• [Request] Your answer should be a single number: the count of lines containing the string "screenshot".

• [Supplied material]
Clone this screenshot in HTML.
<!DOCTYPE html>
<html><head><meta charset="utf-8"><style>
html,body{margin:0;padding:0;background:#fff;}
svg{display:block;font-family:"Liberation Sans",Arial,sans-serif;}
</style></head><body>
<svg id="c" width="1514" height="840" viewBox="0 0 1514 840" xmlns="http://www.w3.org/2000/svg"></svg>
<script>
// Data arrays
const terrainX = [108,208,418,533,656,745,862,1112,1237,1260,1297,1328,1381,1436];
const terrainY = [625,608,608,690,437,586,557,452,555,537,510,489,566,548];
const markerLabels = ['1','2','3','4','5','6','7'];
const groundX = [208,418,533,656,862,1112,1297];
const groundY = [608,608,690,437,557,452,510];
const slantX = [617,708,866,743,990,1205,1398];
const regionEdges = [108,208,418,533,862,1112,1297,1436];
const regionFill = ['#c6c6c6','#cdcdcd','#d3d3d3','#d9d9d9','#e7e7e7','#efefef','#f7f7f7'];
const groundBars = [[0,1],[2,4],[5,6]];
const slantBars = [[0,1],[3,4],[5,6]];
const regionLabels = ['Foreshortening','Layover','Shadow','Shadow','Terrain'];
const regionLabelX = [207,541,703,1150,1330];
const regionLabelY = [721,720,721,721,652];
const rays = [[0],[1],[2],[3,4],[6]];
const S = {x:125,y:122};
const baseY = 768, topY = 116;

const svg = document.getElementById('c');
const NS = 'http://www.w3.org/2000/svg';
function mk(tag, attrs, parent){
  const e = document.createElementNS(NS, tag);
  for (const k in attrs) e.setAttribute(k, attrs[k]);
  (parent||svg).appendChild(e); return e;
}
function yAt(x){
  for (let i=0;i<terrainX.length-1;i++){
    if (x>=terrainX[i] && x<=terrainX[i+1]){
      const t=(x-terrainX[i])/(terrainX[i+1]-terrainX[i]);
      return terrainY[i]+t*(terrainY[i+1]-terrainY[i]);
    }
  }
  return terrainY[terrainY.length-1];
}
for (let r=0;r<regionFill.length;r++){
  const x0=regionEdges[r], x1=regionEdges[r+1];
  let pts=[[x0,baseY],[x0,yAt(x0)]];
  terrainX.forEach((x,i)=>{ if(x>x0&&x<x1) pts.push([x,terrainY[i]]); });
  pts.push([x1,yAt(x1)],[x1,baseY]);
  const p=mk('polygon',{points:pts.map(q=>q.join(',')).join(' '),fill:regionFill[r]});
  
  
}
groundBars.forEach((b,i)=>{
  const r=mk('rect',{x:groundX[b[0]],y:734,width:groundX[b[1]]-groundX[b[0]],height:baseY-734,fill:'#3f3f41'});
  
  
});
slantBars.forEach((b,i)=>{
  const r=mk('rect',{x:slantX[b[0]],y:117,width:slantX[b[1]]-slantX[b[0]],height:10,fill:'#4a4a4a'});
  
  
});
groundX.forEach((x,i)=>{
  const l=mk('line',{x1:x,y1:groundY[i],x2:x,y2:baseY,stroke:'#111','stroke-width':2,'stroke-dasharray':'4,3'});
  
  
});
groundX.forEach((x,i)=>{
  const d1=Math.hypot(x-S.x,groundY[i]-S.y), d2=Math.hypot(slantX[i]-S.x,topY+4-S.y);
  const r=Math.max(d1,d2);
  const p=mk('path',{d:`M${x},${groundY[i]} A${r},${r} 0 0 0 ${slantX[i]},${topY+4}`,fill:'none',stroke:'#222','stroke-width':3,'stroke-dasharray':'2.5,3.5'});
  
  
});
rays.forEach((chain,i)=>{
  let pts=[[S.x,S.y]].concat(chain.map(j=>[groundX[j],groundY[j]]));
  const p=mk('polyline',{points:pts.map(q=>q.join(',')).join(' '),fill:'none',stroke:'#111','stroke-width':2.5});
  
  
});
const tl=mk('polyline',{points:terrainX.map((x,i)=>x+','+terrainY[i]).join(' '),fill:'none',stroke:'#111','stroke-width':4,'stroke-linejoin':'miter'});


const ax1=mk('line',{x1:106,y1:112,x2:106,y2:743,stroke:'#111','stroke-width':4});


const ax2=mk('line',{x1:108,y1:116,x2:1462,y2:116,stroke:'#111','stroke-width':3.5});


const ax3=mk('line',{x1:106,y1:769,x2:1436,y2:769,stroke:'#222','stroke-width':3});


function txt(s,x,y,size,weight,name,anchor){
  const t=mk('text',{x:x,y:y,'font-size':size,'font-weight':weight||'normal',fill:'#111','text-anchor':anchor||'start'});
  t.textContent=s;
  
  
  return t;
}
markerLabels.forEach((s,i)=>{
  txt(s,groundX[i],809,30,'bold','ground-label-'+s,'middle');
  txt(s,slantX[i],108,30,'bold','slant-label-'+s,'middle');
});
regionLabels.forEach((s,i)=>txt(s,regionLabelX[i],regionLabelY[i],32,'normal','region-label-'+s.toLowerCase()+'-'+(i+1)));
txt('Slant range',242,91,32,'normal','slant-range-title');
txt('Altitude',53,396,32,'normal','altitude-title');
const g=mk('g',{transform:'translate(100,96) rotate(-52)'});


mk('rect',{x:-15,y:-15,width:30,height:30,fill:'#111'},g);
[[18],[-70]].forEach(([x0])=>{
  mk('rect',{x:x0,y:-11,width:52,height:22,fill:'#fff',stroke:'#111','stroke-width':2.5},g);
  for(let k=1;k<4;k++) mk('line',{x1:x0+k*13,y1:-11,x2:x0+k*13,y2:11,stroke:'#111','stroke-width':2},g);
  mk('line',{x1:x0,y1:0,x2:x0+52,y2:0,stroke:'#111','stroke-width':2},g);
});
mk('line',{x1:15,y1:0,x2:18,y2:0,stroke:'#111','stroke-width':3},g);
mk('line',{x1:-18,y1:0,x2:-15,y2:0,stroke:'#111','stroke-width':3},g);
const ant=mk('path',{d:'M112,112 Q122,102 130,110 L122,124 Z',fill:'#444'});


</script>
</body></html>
==
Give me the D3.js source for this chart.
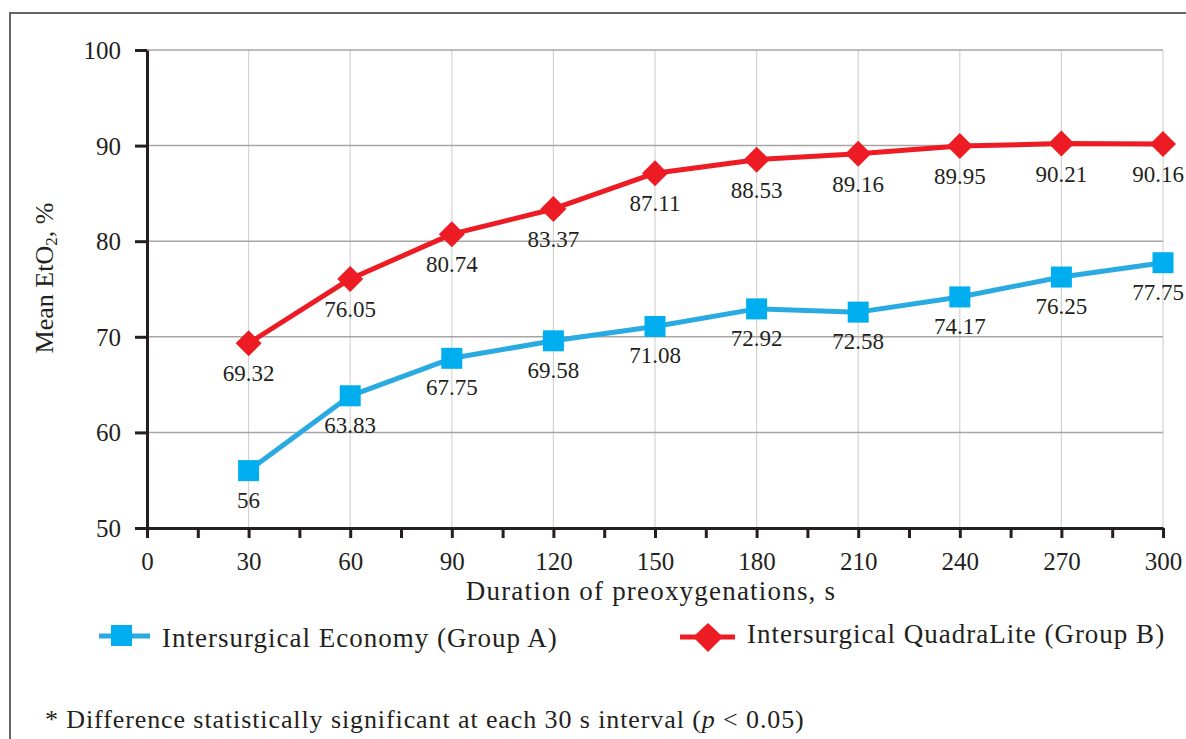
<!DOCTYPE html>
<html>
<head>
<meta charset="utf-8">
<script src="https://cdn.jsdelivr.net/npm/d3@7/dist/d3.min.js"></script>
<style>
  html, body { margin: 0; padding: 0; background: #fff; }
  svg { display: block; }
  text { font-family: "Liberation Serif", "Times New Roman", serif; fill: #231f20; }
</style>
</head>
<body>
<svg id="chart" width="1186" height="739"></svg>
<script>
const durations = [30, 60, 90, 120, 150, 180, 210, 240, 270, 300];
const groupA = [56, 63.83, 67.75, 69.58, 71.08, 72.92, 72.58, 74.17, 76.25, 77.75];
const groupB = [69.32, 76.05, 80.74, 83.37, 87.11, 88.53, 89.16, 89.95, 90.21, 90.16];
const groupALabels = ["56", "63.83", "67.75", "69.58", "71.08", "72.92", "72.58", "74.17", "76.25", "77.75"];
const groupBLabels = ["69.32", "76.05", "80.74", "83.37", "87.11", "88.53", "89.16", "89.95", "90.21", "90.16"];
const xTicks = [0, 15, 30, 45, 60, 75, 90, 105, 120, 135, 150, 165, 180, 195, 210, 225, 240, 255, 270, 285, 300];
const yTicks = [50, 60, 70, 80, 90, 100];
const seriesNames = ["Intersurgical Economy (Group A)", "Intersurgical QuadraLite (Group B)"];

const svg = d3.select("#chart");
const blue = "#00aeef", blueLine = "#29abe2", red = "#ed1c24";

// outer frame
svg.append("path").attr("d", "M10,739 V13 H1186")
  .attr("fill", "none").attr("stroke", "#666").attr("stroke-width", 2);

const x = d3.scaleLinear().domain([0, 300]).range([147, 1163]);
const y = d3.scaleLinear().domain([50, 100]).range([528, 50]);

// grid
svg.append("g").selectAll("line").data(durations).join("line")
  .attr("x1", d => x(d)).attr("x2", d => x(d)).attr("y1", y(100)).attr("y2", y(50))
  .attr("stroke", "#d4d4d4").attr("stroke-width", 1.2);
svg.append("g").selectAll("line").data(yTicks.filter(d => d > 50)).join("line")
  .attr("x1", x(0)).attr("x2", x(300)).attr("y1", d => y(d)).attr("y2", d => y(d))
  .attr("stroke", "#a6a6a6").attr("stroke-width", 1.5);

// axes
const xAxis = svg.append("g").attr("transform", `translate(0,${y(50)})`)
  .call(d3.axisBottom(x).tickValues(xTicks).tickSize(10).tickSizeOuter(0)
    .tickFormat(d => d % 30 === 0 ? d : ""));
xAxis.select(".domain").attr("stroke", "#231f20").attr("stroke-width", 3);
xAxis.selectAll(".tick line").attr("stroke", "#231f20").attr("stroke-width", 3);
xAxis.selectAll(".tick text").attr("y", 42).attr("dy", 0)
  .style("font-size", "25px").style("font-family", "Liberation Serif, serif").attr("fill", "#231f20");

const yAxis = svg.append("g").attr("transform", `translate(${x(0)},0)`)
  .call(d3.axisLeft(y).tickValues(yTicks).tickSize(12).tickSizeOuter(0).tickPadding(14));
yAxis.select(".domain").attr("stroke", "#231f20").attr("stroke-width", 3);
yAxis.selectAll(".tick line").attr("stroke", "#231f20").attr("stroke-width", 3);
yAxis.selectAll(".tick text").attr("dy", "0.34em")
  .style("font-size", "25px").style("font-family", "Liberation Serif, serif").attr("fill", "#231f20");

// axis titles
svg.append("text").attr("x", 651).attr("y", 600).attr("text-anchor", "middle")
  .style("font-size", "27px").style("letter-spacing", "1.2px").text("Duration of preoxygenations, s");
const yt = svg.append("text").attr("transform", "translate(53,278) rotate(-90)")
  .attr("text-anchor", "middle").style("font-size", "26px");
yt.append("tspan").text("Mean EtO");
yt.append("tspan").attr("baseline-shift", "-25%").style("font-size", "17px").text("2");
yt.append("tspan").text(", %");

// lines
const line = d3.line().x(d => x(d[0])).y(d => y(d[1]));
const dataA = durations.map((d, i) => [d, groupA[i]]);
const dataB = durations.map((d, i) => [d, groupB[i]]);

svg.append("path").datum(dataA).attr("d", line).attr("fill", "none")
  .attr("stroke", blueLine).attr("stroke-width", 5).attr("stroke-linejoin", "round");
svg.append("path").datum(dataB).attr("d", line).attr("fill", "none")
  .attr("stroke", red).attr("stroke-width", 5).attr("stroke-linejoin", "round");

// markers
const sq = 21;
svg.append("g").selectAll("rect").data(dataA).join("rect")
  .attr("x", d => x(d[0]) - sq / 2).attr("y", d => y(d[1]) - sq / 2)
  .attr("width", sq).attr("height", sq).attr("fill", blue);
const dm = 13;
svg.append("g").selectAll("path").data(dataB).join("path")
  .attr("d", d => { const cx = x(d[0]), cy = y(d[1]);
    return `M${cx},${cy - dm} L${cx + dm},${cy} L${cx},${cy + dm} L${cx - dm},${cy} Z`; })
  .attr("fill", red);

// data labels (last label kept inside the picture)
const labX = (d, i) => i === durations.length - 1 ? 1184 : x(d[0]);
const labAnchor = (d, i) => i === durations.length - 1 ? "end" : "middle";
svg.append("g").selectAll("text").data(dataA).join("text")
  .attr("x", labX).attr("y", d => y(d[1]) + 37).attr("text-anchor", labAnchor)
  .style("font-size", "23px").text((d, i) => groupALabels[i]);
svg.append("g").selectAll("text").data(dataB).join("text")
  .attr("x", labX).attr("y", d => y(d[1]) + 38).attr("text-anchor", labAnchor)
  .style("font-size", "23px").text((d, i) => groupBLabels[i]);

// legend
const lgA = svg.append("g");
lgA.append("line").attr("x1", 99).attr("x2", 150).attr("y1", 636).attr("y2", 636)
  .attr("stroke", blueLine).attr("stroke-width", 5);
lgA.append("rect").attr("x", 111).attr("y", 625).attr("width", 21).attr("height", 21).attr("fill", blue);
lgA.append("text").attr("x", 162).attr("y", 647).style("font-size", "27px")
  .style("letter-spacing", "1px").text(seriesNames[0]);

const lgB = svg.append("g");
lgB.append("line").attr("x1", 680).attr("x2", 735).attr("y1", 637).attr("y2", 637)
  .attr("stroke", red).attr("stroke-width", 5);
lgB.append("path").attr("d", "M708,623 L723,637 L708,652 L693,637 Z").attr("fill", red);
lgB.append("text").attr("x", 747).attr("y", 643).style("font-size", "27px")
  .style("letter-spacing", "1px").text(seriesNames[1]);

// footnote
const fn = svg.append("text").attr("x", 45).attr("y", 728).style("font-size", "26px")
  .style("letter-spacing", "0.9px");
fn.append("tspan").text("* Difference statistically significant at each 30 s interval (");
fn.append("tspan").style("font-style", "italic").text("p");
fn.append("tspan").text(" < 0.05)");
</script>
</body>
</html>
---
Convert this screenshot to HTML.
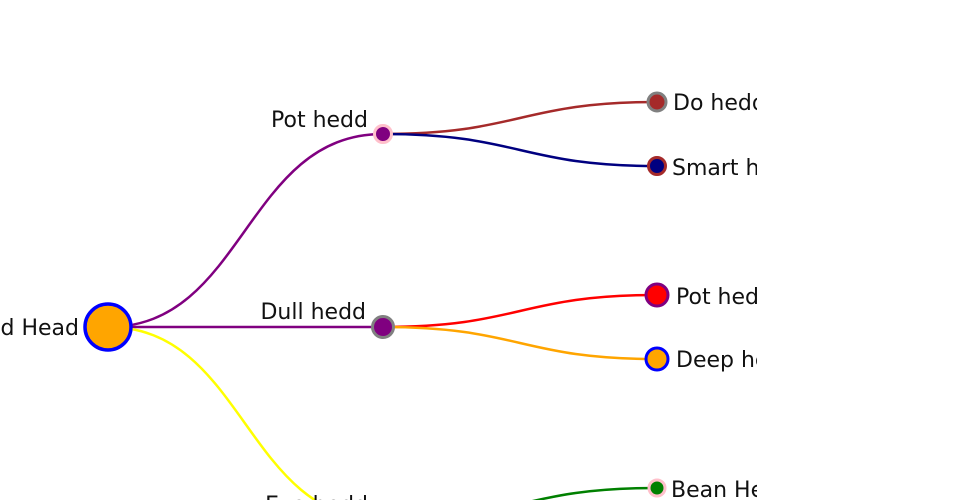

• [Completed task] 2